PKK ile Gülen Cemaati birbirlerinden hoşlanmazlar. Cemaat, Kürt sorunu ile PKK’yı birbirinden ayırır ve PKK’nın yok edilmesini savunur. Bu konuda, Başbakan da farklı düşünmüyordu. Ama son bir iki yıldır bu yaklaşım, Erdoğan’la kurmayları tarafından arka plana itilmeye başlandı.

PKK ile Gülen Cemaati birbirlerinden hoşlanmazlar. Cemaat, Kürt sorunu ile PKK’yı birbirinden ayırır ve PKK’nın yok edilmesini savunur. Bu konuda, Başbakan da farklı düşünmüyordu. Ama son bir iki yıldır bu yaklaşım, Erdoğan’la kurmayları tarafından arka plana itilmeye başlandı.

Peki, Erdoğan yandaşı kalemlerde neredeyse güzellemeler yapıldığı dikkat çeken Öcalan ne istiyor? Oyun planında neler var? 17 Aralık’ta başlatılan yolsuzluk operasyonunu planına nasıl yerleştiriyor? ‘Yolsuzluk’lara inanmıyor mu? Elinde hangi kozları tutuyor? Bu sorulara benim yanıtlarım aşağıda…

PKK ile Cemaat öteden beri birbirlerinden hoşlanmazlar, hatta nefret ettikleri bile söylenebilir.

Kandil’de, 2009 yılı Mayıs ayı başında yaptığım uzun görüşmede Murat Karayılan’a Gülen Cemaati’yle ilgili bakış açısını sormuştum PKK’nın.

Karayılan, “Cemaat bize karşı üç dört yıldır neden saldırganlaştı?” diye bir soruyla konuşmaya başlamıştı:

Fethullahçılar devlet sistemine yerleşmek istiyorlar. AKP ile bunun için yakınlaştılar. Güç kazandılar. Amerika’dan da destek alıyorlar. Fethullahçıları İslam dünyasına sürüyor Amerika... ‘Biz de PKK’ye karşıyız, biz de devletçiyiz!’ diyerek devlete yerleşiyorlar. Belki bugün değil ama geleceğe dönük risktir bunlar... Güneydoğu’ya gelince... Güneydoğu’da varlar ama yoğun değiller. AKP içinden geliyorlar. Poliste, öğretmende yaygınlar. Dine sıcak bakan kesimlerde yaygınlar.”

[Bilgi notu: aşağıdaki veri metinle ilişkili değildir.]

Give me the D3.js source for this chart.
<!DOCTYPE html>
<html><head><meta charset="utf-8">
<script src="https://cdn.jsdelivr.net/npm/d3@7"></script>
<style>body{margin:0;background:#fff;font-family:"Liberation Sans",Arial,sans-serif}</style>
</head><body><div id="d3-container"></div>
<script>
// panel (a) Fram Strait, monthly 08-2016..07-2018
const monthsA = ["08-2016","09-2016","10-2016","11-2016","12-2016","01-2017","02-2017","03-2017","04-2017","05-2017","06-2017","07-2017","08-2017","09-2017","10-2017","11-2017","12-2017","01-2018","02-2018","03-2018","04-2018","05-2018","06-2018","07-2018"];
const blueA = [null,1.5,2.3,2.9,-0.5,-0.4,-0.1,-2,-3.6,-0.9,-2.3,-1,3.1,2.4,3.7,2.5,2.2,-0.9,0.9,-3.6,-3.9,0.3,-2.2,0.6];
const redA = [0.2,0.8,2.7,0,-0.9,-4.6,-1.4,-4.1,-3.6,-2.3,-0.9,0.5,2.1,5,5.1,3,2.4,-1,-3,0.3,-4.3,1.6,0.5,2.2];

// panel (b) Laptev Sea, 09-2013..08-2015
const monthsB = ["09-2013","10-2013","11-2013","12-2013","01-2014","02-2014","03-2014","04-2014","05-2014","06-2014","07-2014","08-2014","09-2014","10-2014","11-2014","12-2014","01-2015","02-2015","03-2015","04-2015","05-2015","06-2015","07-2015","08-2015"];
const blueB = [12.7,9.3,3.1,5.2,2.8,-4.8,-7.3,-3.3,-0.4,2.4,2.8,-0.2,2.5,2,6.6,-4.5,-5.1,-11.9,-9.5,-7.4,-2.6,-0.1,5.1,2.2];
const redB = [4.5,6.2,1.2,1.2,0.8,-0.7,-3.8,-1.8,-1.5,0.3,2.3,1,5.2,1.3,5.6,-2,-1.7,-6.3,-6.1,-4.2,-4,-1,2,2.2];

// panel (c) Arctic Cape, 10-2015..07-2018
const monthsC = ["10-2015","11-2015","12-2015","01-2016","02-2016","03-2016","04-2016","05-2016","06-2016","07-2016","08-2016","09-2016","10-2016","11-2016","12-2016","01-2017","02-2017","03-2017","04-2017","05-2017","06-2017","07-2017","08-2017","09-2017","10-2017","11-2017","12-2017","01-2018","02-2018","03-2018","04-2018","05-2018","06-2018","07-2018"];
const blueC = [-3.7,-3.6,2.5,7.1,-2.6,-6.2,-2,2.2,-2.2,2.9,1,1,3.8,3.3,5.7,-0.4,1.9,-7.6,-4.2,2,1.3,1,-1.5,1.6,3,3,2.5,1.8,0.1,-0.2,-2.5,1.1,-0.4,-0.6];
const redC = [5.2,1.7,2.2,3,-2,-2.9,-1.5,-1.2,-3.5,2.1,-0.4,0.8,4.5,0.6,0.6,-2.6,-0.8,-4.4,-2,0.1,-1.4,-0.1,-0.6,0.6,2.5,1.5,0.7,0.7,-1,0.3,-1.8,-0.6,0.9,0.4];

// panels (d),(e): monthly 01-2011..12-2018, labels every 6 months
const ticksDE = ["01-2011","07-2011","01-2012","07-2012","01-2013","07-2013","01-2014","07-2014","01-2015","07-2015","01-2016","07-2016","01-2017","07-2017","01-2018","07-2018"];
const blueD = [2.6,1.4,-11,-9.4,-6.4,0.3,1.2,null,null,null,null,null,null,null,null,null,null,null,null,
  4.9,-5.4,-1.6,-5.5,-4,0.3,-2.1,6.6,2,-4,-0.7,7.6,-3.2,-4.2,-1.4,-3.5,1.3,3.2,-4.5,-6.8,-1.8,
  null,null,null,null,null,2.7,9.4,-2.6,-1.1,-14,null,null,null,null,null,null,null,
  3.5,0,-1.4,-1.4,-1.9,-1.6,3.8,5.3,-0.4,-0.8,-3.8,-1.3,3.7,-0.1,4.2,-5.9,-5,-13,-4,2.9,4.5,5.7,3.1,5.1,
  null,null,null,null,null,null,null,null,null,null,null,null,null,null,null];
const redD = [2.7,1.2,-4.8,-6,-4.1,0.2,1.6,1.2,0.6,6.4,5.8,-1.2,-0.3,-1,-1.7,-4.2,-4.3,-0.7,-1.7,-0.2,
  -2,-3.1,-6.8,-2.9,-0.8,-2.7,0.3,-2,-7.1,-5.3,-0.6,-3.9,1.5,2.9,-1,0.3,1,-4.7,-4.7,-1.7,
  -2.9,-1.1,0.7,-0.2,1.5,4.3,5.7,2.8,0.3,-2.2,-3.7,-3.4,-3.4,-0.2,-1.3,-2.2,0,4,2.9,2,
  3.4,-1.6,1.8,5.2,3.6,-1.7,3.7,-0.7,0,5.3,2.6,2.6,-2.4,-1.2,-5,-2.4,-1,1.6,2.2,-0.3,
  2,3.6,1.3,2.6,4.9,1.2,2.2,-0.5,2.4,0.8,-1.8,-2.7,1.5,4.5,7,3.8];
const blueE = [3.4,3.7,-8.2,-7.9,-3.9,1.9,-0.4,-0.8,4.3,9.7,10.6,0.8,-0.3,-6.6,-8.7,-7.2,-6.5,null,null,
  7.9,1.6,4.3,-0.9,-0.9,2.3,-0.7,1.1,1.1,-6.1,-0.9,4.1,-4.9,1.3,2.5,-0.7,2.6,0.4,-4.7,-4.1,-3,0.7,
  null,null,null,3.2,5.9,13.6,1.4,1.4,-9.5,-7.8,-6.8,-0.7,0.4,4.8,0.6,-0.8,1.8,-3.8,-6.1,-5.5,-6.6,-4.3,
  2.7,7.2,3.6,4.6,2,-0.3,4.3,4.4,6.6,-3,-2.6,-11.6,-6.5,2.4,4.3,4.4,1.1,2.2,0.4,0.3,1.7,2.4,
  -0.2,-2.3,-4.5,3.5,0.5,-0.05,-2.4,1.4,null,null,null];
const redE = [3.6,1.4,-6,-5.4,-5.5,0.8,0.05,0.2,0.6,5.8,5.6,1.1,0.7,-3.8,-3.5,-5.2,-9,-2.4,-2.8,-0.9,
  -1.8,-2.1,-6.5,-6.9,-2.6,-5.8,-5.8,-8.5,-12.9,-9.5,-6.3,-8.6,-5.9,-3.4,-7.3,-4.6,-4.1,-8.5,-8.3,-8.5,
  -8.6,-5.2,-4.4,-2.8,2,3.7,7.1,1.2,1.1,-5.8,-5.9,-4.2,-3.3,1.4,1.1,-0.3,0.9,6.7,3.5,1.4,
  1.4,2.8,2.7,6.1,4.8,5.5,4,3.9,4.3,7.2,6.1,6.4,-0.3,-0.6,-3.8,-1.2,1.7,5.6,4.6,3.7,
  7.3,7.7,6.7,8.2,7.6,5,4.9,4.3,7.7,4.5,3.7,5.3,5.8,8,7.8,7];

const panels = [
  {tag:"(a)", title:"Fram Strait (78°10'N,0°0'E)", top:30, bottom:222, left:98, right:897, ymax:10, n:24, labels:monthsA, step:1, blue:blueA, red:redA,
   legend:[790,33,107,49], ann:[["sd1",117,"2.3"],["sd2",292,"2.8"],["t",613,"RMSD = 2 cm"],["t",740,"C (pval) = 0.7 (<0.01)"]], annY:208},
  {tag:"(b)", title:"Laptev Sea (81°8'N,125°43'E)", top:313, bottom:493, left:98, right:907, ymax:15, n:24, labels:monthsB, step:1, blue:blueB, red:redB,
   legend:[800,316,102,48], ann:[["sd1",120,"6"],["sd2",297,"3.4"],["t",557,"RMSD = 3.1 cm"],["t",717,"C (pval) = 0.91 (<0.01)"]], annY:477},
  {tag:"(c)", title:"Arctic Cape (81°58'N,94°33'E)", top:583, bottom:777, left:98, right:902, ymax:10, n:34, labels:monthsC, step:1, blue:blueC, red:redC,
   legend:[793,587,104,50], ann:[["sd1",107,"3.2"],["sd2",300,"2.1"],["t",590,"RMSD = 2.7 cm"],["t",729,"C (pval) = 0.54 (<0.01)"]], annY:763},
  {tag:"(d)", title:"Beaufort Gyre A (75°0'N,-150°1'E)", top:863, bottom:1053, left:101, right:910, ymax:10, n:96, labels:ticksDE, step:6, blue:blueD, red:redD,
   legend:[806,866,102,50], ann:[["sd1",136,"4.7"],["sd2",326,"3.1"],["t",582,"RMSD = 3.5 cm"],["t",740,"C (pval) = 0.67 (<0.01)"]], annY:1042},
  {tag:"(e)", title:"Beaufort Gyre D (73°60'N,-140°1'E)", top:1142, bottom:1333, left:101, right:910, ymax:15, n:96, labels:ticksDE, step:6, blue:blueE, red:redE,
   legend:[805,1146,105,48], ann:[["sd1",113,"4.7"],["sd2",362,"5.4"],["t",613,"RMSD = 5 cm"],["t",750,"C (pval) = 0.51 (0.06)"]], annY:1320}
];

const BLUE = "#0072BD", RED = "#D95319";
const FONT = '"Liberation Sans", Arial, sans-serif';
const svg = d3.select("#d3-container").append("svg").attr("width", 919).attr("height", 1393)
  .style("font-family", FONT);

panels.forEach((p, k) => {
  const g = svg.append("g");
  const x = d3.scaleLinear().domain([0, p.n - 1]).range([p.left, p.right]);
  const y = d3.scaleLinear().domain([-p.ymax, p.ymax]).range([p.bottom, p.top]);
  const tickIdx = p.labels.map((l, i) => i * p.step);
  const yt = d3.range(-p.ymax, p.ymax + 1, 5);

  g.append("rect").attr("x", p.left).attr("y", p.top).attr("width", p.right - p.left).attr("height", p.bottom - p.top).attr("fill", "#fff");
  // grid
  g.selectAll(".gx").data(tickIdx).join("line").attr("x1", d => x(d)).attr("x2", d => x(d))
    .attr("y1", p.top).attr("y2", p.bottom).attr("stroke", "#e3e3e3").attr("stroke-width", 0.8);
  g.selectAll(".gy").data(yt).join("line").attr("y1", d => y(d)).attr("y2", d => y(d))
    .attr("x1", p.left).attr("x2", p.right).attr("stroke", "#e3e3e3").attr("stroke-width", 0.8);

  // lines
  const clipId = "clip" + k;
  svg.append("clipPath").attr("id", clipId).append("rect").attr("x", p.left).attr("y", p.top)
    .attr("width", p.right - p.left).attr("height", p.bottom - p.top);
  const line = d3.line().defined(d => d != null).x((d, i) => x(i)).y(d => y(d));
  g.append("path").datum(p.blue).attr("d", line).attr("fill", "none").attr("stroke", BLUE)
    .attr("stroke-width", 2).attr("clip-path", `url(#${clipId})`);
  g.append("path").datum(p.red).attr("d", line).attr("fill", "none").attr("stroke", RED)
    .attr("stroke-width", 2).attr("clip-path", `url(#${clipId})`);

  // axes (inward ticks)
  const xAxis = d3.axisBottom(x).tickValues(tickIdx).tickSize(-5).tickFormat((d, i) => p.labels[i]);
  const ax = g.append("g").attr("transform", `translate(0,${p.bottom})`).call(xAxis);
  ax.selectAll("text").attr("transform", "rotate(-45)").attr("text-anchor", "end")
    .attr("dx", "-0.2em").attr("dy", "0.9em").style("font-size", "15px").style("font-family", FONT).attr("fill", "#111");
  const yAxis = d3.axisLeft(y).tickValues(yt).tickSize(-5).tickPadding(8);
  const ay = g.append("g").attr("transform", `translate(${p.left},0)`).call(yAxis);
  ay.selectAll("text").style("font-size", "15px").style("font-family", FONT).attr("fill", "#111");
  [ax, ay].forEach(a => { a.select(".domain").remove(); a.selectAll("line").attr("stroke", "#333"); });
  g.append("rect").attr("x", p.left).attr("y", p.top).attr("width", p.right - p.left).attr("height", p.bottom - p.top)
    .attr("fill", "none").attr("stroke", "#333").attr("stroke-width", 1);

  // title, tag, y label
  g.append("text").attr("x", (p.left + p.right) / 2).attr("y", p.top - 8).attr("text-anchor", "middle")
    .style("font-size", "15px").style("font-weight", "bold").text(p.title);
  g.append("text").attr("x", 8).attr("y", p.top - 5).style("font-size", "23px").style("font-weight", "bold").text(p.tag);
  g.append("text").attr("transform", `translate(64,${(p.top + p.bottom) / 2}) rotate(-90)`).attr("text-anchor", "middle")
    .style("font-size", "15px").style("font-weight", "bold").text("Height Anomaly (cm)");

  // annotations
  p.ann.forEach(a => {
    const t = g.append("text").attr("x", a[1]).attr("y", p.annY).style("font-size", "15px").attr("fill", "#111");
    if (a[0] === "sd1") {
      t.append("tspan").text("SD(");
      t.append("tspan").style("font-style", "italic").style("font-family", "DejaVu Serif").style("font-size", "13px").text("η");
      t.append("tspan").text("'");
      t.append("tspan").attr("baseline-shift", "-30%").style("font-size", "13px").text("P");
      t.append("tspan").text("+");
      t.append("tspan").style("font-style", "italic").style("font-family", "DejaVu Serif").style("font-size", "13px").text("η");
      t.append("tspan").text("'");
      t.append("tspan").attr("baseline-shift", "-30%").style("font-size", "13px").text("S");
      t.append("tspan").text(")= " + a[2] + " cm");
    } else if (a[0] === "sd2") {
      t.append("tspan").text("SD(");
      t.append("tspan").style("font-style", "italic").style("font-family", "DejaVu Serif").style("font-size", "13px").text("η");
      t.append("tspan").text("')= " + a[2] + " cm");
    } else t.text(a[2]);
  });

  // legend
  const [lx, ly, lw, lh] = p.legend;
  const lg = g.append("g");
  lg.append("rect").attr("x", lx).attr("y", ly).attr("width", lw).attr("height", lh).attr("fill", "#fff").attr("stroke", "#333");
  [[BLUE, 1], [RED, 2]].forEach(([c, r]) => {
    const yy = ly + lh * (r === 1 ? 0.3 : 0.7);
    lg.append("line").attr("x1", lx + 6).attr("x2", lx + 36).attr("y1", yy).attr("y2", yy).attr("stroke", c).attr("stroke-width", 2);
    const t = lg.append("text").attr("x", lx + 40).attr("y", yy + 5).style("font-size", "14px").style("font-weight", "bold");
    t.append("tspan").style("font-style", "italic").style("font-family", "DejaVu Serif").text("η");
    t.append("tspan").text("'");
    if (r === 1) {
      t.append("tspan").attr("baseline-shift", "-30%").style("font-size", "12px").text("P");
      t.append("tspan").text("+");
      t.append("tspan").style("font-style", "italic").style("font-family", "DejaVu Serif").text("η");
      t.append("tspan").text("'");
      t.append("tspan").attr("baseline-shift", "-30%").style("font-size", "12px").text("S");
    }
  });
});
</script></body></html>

Şöyle devam etmişti Karayılan:

“PKK’yi bastırmak olanaksız. Ama varsayalım PKK bastırıldı, bitirildi. O zaman ne olur bölge biliyor musunuz? Gericiliğin merkezi olur Güneydoğu... Zaten İran’ın da çabaları var. İslamcı hareketi alternatif olarak geliştirmek istiyorlar.” (Hasan Cemal, Barışa Emanet Olun, Everest Yayınları, Sayfa 60)

PKK’nın Cemaat’e dönük bu bakış açısı değişmedi, bugün de devam ediyor.

 

Cemaat’in temel yanlışı ve Erdoğan’ın dönüşü

Cemaat de öyle.

PKK’yı terör örgütü, Öcalan’ı terörist başı olarak görüyor.

Öte yandan Cemaat, Kürt sorunu konusunda Tayyip Erdoğan’a kıyasla daha ileri görüşlere sahiptir.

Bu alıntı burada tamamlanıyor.